Add .dedup() for Iterator


#1

Currently, the .dedup() method only exists on Vec. But it can be implemented on any Iterator as well: https://gist.github.com/lfairy/0f952345ddf07c26eabe

Much of the complexity in the implementation boils down to one issue: how do we yield values as early as possible? The naive algorithm consumes a whole run before yielding, which is elegant but falls flat on infinite sequences (e.g. repeat(1)). It is also suboptimal when the underlying .next() is slow, say when we’re streaming data from the network or from disk.

Why can’t we yield the first element straight away? Because then we’ll have no element to compare with on the next iteration, since the previous element has already been moved out.

There are a few ways to approach this problem:

  1. .clone() the value before we return it. This is nice and simple but requires a Clone bound and an extra copy.

  2. Use Peekable as a one-element buffer. We .peek() at the next item before returning the current one, effectively doing the comparison one step in advance. This has the advantage of not requiring Clone, but the drawback of consuming an extra element.

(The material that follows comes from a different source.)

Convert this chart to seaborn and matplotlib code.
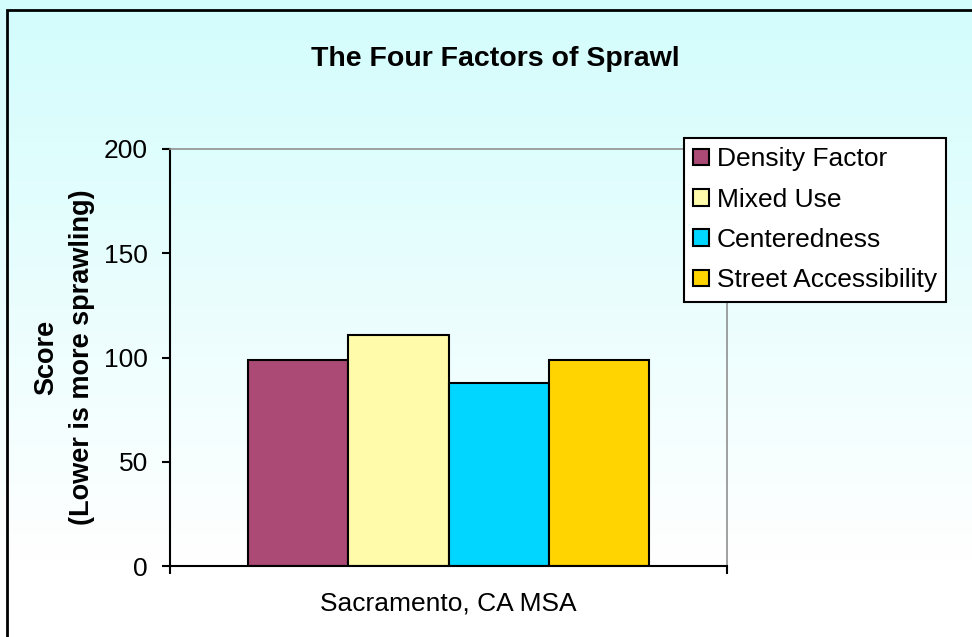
import numpy as np
import pandas as pd
import matplotlib
matplotlib.use("Agg")
import matplotlib.pyplot as plt
import seaborn as sns
from matplotlib.patches import Rectangle

# Chart data
location = "Sacramento, CA MSA"
factors = ["Density Factor", "Mixed Use", "Centeredness", "Street Accessibility"]
scores = [99, 111, 88, 99]
colors = ["#aa4a75", "#fffbaa", "#00d6ff", "#ffd400"]
yticks = [0, 50, 100, 150, 200]

df = pd.DataFrame({"location": [location] * len(factors), "factor": factors, "score": scores})

sns.set_style("white")
plt.rcParams["font.family"] = ["Liberation Sans", "DejaVu Sans"]
plt.rcParams["text.color"] = "black"
plt.rcParams["xtick.color"] = "black"
plt.rcParams["ytick.color"] = "black"

fig = plt.figure(figsize=(9.72, 6.37), dpi=100)

# background gradient (light cyan at top fading to white)
bg = fig.add_axes([0, 0, 1, 1], zorder=0)
rows = np.linspace(0, 1, 300)[:, None]
top = np.array([0.83, 0.99, 0.99])
frac = np.clip((rows * 637 - 10) / 550, 0, 1)
img = top + (1 - top) * frac[..., None]
img = np.repeat(img, 2, axis=1)
bg.imshow(img, aspect="auto", extent=[0, 1, 1, 0])
bg.set_xlim(0, 1)
bg.set_ylim(1, 0)
bg.axis("off")
# outer frame (only left and top edges are inside the image)
bg.add_patch(Rectangle((7 / 972, -0.5), 1.2, 1.5 - 10 / 637, fill=False, edgecolor="black",
                       linewidth=2, transform=bg.transAxes, clip_on=False))

ax = fig.add_axes([170 / 972, 71 / 637, 557 / 972, 417 / 637], zorder=1)
ax.set_facecolor("none")

sns.barplot(data=df, x="location", y="score", hue="factor", palette=colors, saturation=1,
            edgecolor="black", linewidth=1.5, width=0.72, ax=ax)

ax.set_ylim(0, 200)
ax.set_yticks(yticks)
ax.set_xlim(-0.5, 0.5)
ax.set_xlabel("")
ax.set_ylabel("")

for side in ["left", "bottom"]:
    ax.spines[side].set_visible(True)
    ax.spines[side].set_color("black")
    ax.spines[side].set_linewidth(1.5)
for side in ["top", "right"]:
    ax.spines[side].set_visible(True)
    ax.spines[side].set_color("#909090")
    ax.spines[side].set_linewidth(1.2)

ax.tick_params(axis="y", direction="out", length=6, width=1.5, color="black",
               left=True, labelsize=19, pad=10)
ax.tick_params(axis="x", which="major", length=0, labelsize=19, pad=18)
ax.set_xticks([-0.5, 0.5], minor=True)
ax.tick_params(axis="x", which="minor", direction="out", length=6, width=1.5,
               color="black", bottom=True)

handles, labels = ax.get_legend_handles_labels()
ax.legend(handles, labels, loc="upper left", bbox_to_anchor=(684 / 972, 1 - 138 / 637),
          bbox_transform=fig.transFigure, fontsize=19, frameon=True, fancybox=False,
          edgecolor="black", framealpha=1, handlelength=0.6, handleheight=0.6,
          handletextpad=0.3, borderpad=0.35, labelspacing=0.62, borderaxespad=0)
ax.get_legend().get_frame().set_linewidth(1.5)

fig.text(495 / 972, 1 - 59 / 637, "The Four Factors of Sprawl", ha="center", va="center",
         fontsize=20.5, fontweight="bold")
fig.text(64 / 972, 1 - 357 / 637, "Score\n(Lower is more sprawling)", ha="center", va="center",
         rotation=90, fontsize=19.5, fontweight="bold", linespacing=1.5, multialignment="center")

fig.savefig("out.png", dpi=100)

  3. Return a reference to the element, rather than moving it out. This would be the ideal solution, but requires a StreamingIterator interface.

My implementation uses solution (2). It’s unlikely we’ll get the trait needed for (3), and copying is often more expensive than consuming an extra element.

I haven’t run benchmarks yet, but the Vec version should be faster as it works in-place. We could write the in-place .dedup() in terms of the iterator one – it’s safe because we yield fewer values than we consume – but I’m not sure if that’s worth the trouble.

So, any questions, comments? In particular, is an iterator .dedup() worth adding to the standard library?


#2

I like the design, but is there a need for it in the standard library, rather than just making it a crates.io repository?


#3

I just found it strange that .dedup() was implemented on Vec, but not Iterator.

I guess given that .concat() and .connect() aren’t on Iterator either, there’s precedent for not adding iterator versions when they’re less efficient than the specialized ones.

And since there are multiple solutions to this problem, all with different tradeoffs, perhaps it’s better to iterate (hehe) in a separate library.

(It seems the itertools crate already has a Dedup implementation, which uses the naive solution.)


#4

itertools’ dedup uses the solution you describe as (2). Dedup itself is easy to add to the iterator, but I understand why it’s on the vec – it makes much more sense to use it together with sort.


#5

Not quite. Consider the code:

repeat(1).dedup().next()

My implementation returns Some(1) straight away, whereas itertools’ loops forever.

This is because itertools’ dedup consumes a whole run of equal values before it yields, whereas my implementation delays consuming the remainder until the next iteration.

It’s subtle I admit, but since infinite iterators are a valid use case I think it’s important to handle them properly.

I’ll be happy to submit a patch for itertools if you’re interested.

Agreed.


#6

ok, good point, that example makes it clear. If you want to patch it you are very welcome.